Under the Civil Procedure Code (CPC), the Swiss courts usually take evidence only after the parties have fully pleaded all particulars. The taking of evidence is often preceded by multiple exchanges of written submissions (eg, statements of claim and defence, replies, rejoinders and comments on novas). However, in certain cases, it may be unreasonable to wait until the proceedings have fully developed to take certain evidence. For such cases, Swiss law provides for the so-called 'precautionary taking of evidence'.
On 9 August 2018 the Zurich Commercial Court issued a noteworthy decision on such a request, which recapped earlier decisions and scholarly discussions.
The applicant and the opponent were both active in the aviation sector. The claimant regularly supported the respondent with respect to selling its aircraft in a European state and expected to be remunerated. The dispute arose in connection with the parties' latest remuneration agreement, which had been concluded in September 2014. The only original copy of the remuneration agreement was kept with an escrow agent in Zurich (the original contract). The claimant based its claim for remuneration on the original contract, whose exact wording and detailed terms had not been available to the parties.
The parties had already brought several lawsuits against each other, chiefly regarding the escrow agent's production of the original contract. At the time the present judgment was rendered, an International Chamber of Commerce arbitration in Geneva was pending in which the respondent had requested the production of the original contract. In parallel with these arbitration proceedings, the applicant had filed its request with the Zurich Commercial Court for the precautionary taking of evidence based on Article 158(1)(b) of the CPC, ordering the escrow agent to produce the original contract. The claimant argued that it had a legitimate interest in the court's precautionary taking of evidence in this regard.
Under Article 158(1) of the CPC, the courts have the general power to order the precautionary taking of evidence if the applicant shows prima facie that:
- the evidence is at risk of being lost or becoming unavailable; or
- the applicant has a legitimate interest in having the evidence taken at the current time.
Such precautionary taking of evidence is possible both before and after a claim on the merits has been filed with a court or in an arbitration. However, if a party requests the court to take evidence based on Article 158 while proceedings on the merits are pending, the threshold to meet the requirement of a legitimate interest will be higher.

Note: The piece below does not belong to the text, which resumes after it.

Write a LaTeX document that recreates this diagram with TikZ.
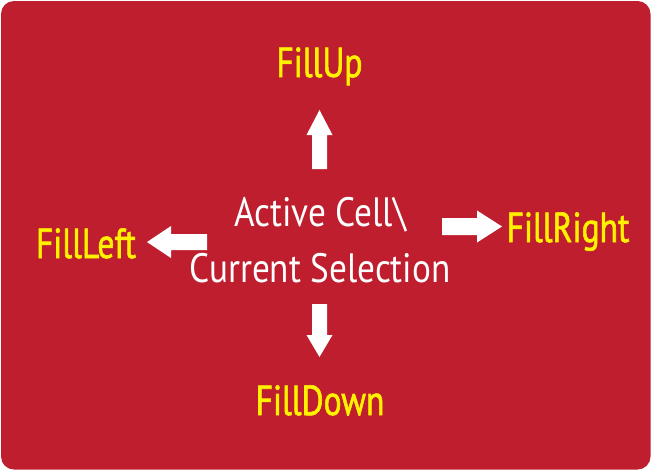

Typically, applicants must prove that:
- their claim is based on substantive law;
- the evidence sought to be taken is a necessary cornerstone to prove the claim; and
- there is a specific reason for the precautionary taking of evidence.
In general, the courts grant such requests only where the strength of the case rests on the evidence sought.
On 9 August 2018 the Zurich Commercial Court took a rather narrow view on the issue. First, it considered that the production of the original contract had already been requested both as a matter of contractual right and as part of a procedural production request in the pending arbitration. It was therefore to be expected that the arbitral tribunal would issue a decision on the matter sooner or later. Accordingly, the court held that these were not circumstances which would justify the precautionary taking of evidence. In the court's view, the applicant could be expected to wait for the decision of the International Chamber of Commerce arbitral tribunal on whether the original contract must be produced.
The Zurich Commercial Court then added a further reason for refusing the application. It considered that even if the applicant had shown that it had a legitimate interest, the precautionary taking of evidence would not have been permissible in the case at hand.
According to Swiss Federal Tribunal jurisprudence, the precautionary taking of evidence is excluded if it has the same effect as granting a judgment on the merits (eg, a contractual claim to produce the same document). In the case at hand, the applicant would have needed the respondent's consent to obtain the original contract.
Therefore, the claimant should have taken action against the respondent to give its consent. If a request for the precautionary taking of evidence leads to the same result as a judgment on the merits, the latter would as a matter of fact preclude the former and the precautionary production of evidence would in effect amount to a definitive judgment on the merits, which is not permissible according to the Swiss Federal Tribunal.
The judgment follows existing case law on assessing the existence of a legitimate interest for the precautionary taking of evidence. In principle, the precautionary taking of evidence is possible while both arbitration and litigation proceedings are pending. In this respect, both proceedings are regarded as equivalent by the Swiss legislature. However, the requirements are higher if the proceedings are pending when the application is based solely on a legitimate interest in the sense of Article 158(1)(b) of the CPC. The chances of success are higher in cases where evidence is at risk or where the underlying law provides for a claim to precautionary evidence, such as in the law on contracts for works and services (Article 367(2) of the Code of Obligations).
Following the Federal Court's jurisprudence, the commercial court also acknowledged that the precautionary taking of evidence, as well as interim measures in general, must not amount to a corresponding substantive claim in fact being admitted. An example of this is the principal's right to information and return of anything received as a result of the agent's activities according to Article 400 of the Code of Obligations (the law of agency contracts). Such claims must be decided in proceedings on the merits, possibly even in summary proceedings, but cannot be undercut by a simple request for the precautionary taking of evidence.